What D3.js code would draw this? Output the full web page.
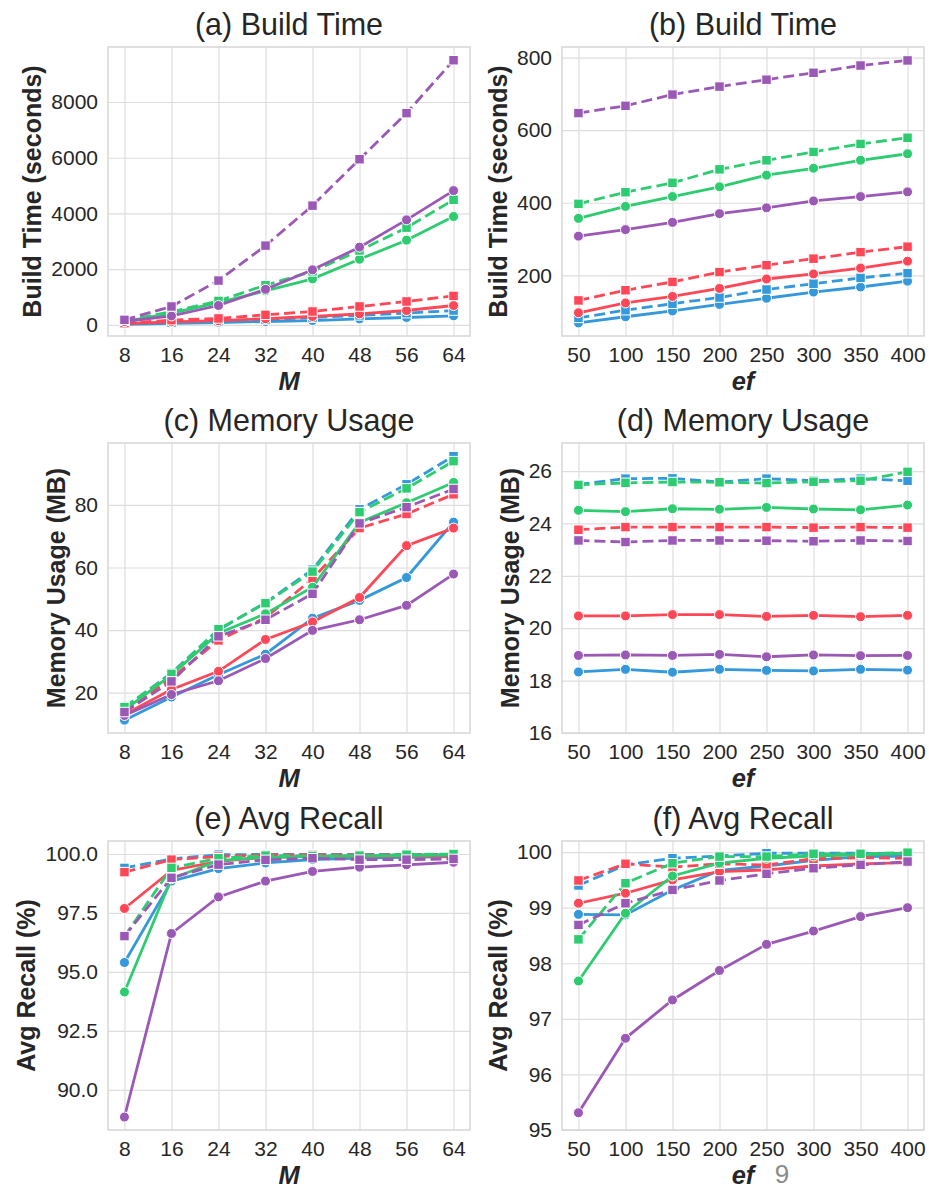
<!DOCTYPE html>
<html>
<head>
<meta charset="utf-8">
<script src="https://cdn.jsdelivr.net/npm/d3@7"></script>
<style>
  body { margin: 0; background: #fff; }
  svg { display: block; font-family: "Liberation Sans", Arial, sans-serif; }
</style>
</head>
<body>
<svg id="viz"></svg>
<script>
// --- x values ---
const mValues = [8, 16, 24, 32, 40, 48, 56, 64];
const efValues = [50, 100, 150, 200, 250, 300, 350, 400];

// series order: blue solid, blue dashed, red solid, red dashed,
//               green solid, green dashed, purple solid, purple dashed
const seriesColors = ["#3498db", "#3498db", "#ff4757", "#ff4757", "#2ecc71", "#2ecc71", "#9b59b6", "#9b59b6"];
const seriesDashed = [false, true, false, true, false, true, false, true];

// --- (a) build time vs M ---
const buildTimeByM = [
  [20, 50, 85, 120, 155, 215, 265, 325],
  [40, 80, 130, 190, 260, 340, 420, 515],
  [45, 110, 150, 220, 300, 395, 515, 695],
  [60, 170, 230, 360, 480, 660, 840, 1040],
  [120, 420, 800, 1220, 1650, 2355, 3040, 3890],
  [150, 470, 860, 1425, 1920, 2670, 3490, 4490],
  [120, 320, 695, 1275, 1975, 2790, 3770, 4820],
  [180, 660, 1590, 2845, 4280, 5945, 7600, 9500]
];

// --- (b) build time vs ef ---
const buildTimeByEf = [
  [69, 86, 102, 120, 137, 154, 168, 184],
  [83, 104, 122, 139, 161, 177, 193, 206],
  [97, 124, 142, 164, 190, 204, 220, 239],
  [131, 159, 182, 209, 228, 246, 264, 279],
  [357, 390, 417, 444, 476, 495, 517, 535],
  [397, 429, 455, 492, 517, 540, 562, 579],
  [308, 326, 346, 370, 386, 405, 417, 430],
  [647, 667, 698, 720, 739, 758, 778, 792]
];

// --- (c) memory vs M ---
const memoryByM = [
  [11.2, 18.6, 25.7, 32.3, 43.8, 49.5, 56.8, 74.5],
  [15.1, 26.3, 40.0, 48.8, 59.3, 78.6, 86.6, 95.6],
  [13.0, 21.0, 26.8, 37.0, 42.6, 50.4, 67.0, 72.6],
  [14.0, 24.7, 36.7, 44.0, 56.4, 72.6, 77.1, 83.4],
  [14.4, 25.7, 39.0, 45.2, 53.7, 74.4, 80.7, 87.2],
  [15.4, 26.0, 40.3, 48.6, 58.7, 77.7, 85.3, 94.0],
  [12.7, 19.4, 23.8, 30.9, 39.9, 43.3, 47.9, 57.9],
  [13.8, 23.6, 38.0, 43.3, 51.6, 74.1, 79.3, 85.1]
];

// --- (d) memory vs ef ---
const memoryByEf = [
  [18.33, 18.43, 18.32, 18.43, 18.39, 18.37, 18.43, 18.40],
  [25.49, 25.71, 25.72, 25.58, 25.71, 25.63, 25.71, 25.63],
  [20.47, 20.47, 20.52, 20.52, 20.45, 20.49, 20.44, 20.49],
  [23.76, 23.86, 23.86, 23.86, 23.86, 23.84, 23.86, 23.84],
  [24.50, 24.45, 24.56, 24.54, 24.61, 24.55, 24.52, 24.70],
  [25.47, 25.55, 25.58, 25.57, 25.54, 25.59, 25.63, 25.97],
  [18.96, 18.98, 18.96, 19.00, 18.91, 18.98, 18.95, 18.96],
  [23.35, 23.29, 23.35, 23.35, 23.34, 23.32, 23.35, 23.33]
];

// --- (e) recall vs M ---
const recallByM = [
  [95.40, 98.85, 99.38, 99.62, 99.76, 99.82, 99.86, 99.89],
  [99.41, 99.79, 99.97, 99.98, 99.98, 99.98, 99.98, 99.98],
  [97.69, 99.30, 99.69, 99.86, 99.90, 99.90, 99.91, 99.91],
  [99.23, 99.76, 99.89, 99.96, 99.96, 99.96, 99.96, 99.96],
  [94.15, 98.95, 99.72, 99.86, 99.89, 99.92, 99.93, 99.96],
  [96.50, 99.41, 99.82, 99.93, 99.92, 99.93, 99.97, 100.0],
  [88.85, 96.63, 98.18, 98.85, 99.26, 99.44, 99.54, 99.65],
  [96.52, 98.99, 99.55, 99.75, 99.82, 99.76, 99.76, 99.79]
];

// --- (f) recall vs ef ---
const recallByEf = [
  [98.88, 98.87, 99.32, 99.67, 99.75, 99.85, 99.92, 99.93],
  [99.40, 99.77, 99.89, 99.93, 99.98, 99.98, 99.98, 99.97],
  [99.08, 99.26, 99.50, 99.65, 99.68, 99.75, 99.79, 99.81],
  [99.49, 99.79, 99.73, 99.79, 99.77, 99.88, 99.90, 99.89],
  [97.68, 98.90, 99.57, 99.80, 99.89, 99.93, 99.95, 99.98],
  [98.43, 99.44, 99.80, 99.92, 99.92, 99.97, 99.97, 99.99],
  [95.31, 96.65, 97.34, 97.87, 98.34, 98.58, 98.84, 99.00],
  [98.69, 99.08, 99.32, 99.49, 99.61, 99.71, 99.77, 99.83]
];

const width = 929;
const height = 1190;

const colLeft = [108, 562];
const colRight = [470, 924];
const rowTop = [47, 443, 841];
const rowBottom = [336, 733, 1130];

const panels = [
  { title: "(a) Build Time", xs: mValues, xLabel: "M", yLabel: "Build Time (seconds)", data: buildTimeByM,
    yDomain: [-400, 9975], yTicks: [0, 2000, 4000, 6000, 8000], fmt: d3.format("d"), col: 0, row: 0 },
  { title: "(b) Build Time", xs: efValues, xLabel: "ef", yLabel: "Build Time (seconds)", data: buildTimeByEf,
    yDomain: [33, 829], yTicks: [200, 400, 600, 800], fmt: d3.format("d"), col: 1, row: 0 },
  { title: "(c) Memory Usage", xs: mValues, xLabel: "M", yLabel: "Memory Usage (MB)", data: memoryByM,
    yDomain: [7.1, 99.8], yTicks: [20, 40, 60, 80], fmt: d3.format("d"), col: 0, row: 1 },
  { title: "(d) Memory Usage", xs: efValues, xLabel: "ef", yLabel: "Memory Usage (MB)", data: memoryByEf,
    yDomain: [16, 27.07], yTicks: [16, 18, 20, 22, 24, 26], fmt: d3.format("d"), col: 1, row: 1 },
  { title: "(e) Avg Recall", xs: mValues, xLabel: "M", yLabel: "Avg Recall (%)", data: recallByM,
    yDomain: [88.3, 100.55], yTicks: [90, 92.5, 95, 97.5, 100], fmt: d3.format(".1f"), col: 0, row: 2 },
  { title: "(f) Avg Recall", xs: efValues, xLabel: "ef", yLabel: "Avg Recall (%)", data: recallByEf,
    yDomain: [95, 100.2], yTicks: [95, 96, 97, 98, 99, 100], fmt: d3.format("d"), col: 1, row: 2 }
];

const svg = d3.select("#viz")
  .attr("width", width)
  .attr("height", height);

svg.append("rect")
  .attr("width", width)
  .attr("height", height)
  .attr("fill", "white");

const textColor = "#262626";

panels.forEach(p => {
  const left = colLeft[p.col], right = colRight[p.col];
  const top = rowTop[p.row], bottom = rowBottom[p.row];
  const w = right - left, h = bottom - top;

  const xMin = d3.min(p.xs), xMax = d3.max(p.xs);
  const pad = (xMax - xMin) * 0.05;
  const x = d3.scaleLinear().domain([xMin - pad, xMax + pad]).range([left, right]);
  const y = d3.scaleLinear().domain(p.yDomain).range([bottom, top]);

  const g = svg.append("g");

  // --- grid ---
  g.append("g")
    .attr("transform", `translate(0,${bottom})`)
    .call(d3.axisBottom(x).tickValues(p.xs).tickSize(-h).tickFormat(""))
    .call(a => a.select(".domain").remove())
    .call(a => a.selectAll("line").attr("stroke", "#dedede").attr("stroke-width", 1.2));

  g.append("g")
    .attr("transform", `translate(${left},0)`)
    .call(d3.axisLeft(y).tickValues(p.yTicks).tickSize(-w).tickFormat(""))
    .call(a => a.select(".domain").remove())
    .call(a => a.selectAll("line").attr("stroke", "#dedede").attr("stroke-width", 1.2));

  // --- frame ---
  g.append("rect")
    .attr("x", left).attr("y", top)
    .attr("width", w).attr("height", h)
    .attr("fill", "none")
    .attr("stroke", "#d6d6d6")
    .attr("stroke-width", 1.5);

  // --- tick labels ---
  g.append("g")
    .attr("transform", `translate(0,${bottom})`)
    .call(d3.axisBottom(x).tickValues(p.xs).tickSize(0).tickPadding(11).tickFormat(d3.format("d")))
    .call(a => a.select(".domain").remove())
    .call(a => a.selectAll("text")
      .attr("font-size", 21).attr("fill", textColor)
      .attr("font-family", "Liberation Sans, Arial, sans-serif"));

  const yAxis = g.append("g")
    .attr("transform", `translate(${left},0)`)
    .call(d3.axisLeft(y).tickValues(p.yTicks).tickSize(0).tickPadding(10).tickFormat(p.fmt))
    .call(a => a.select(".domain").remove())
    .call(a => a.selectAll("text")
      .attr("font-size", 21).attr("fill", textColor)
      .attr("font-family", "Liberation Sans, Arial, sans-serif"));

  let maxW = 0;
  yAxis.selectAll("text").each(function () {
    maxW = Math.max(maxW, this.getComputedTextLength());
  });

  // --- labels ---
  const labelX = left - 10 - maxW - 10;
  g.append("text")
    .attr("transform", `translate(${labelX},${(top + bottom) / 2}) rotate(-90)`)
    .attr("text-anchor", "middle")
    .attr("font-size", 25)
    .attr("font-weight", "bold")
    .attr("fill", textColor)
    .text(p.yLabel);

  g.append("text")
    .attr("x", (left + right) / 2)
    .attr("y", bottom + 54)
    .attr("text-anchor", "middle")
    .attr("font-size", 25.5)
    .attr("font-weight", "bold")
    .attr("font-style", "italic")
    .attr("fill", textColor)
    .text(p.xLabel);

  g.append("text")
    .attr("x", (left + right) / 2)
    .attr("y", top - 12)
    .attr("text-anchor", "middle")
    .attr("font-size", 30.5)
    .attr("fill", textColor)
    .text(p.title);

  // --- series ---
  const line = d3.line()
    .x((d, i) => x(p.xs[i]))
    .y(d => y(d));

  p.data.forEach((vals, si) => {
    const color = seriesColors[si];
    const dashed = seriesDashed[si];

    g.append("path")
      .datum(vals)
      .attr("d", line)
      .attr("fill", "none")
      .attr("stroke", color)
      .attr("stroke-width", 2.8)
      .attr("stroke-dasharray", dashed ? "11,5" : null);

    if (dashed) {
      const s = 9.5;
      g.append("g").selectAll("rect")
        .data(vals)
        .join("rect")
        .attr("x", (d, i) => x(p.xs[i]) - s / 2)
        .attr("y", d => y(d) - s / 2)
        .attr("width", s)
        .attr("height", s)
        .attr("fill", color)
        .attr("stroke", "white")
        .attr("stroke-width", 1);
    } else {
      g.append("g").selectAll("circle")
        .data(vals)
        .join("circle")
        .attr("cx", (d, i) => x(p.xs[i]))
        .attr("cy", d => y(d))
        .attr("r", 5)
        .attr("fill", color)
        .attr("stroke", "white")
        .attr("stroke-width", 1);
    }
  });
});

// page number (sits at the bottom edge in the original)
svg.append("text")
  .attr("x", 782)
  .attr("y", 1183)
  .attr("text-anchor", "middle")
  .attr("font-size", 26)
  .attr("fill", "#8a8a8a")
  .text("9");
</script>
</body>
</html>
········
Task statement
Extract all lines from the material above that include the word "this".

Task answer
What D3.js code would draw this? Output the full web page.
    maxW = Math.max(maxW, this.getComputedTextLength());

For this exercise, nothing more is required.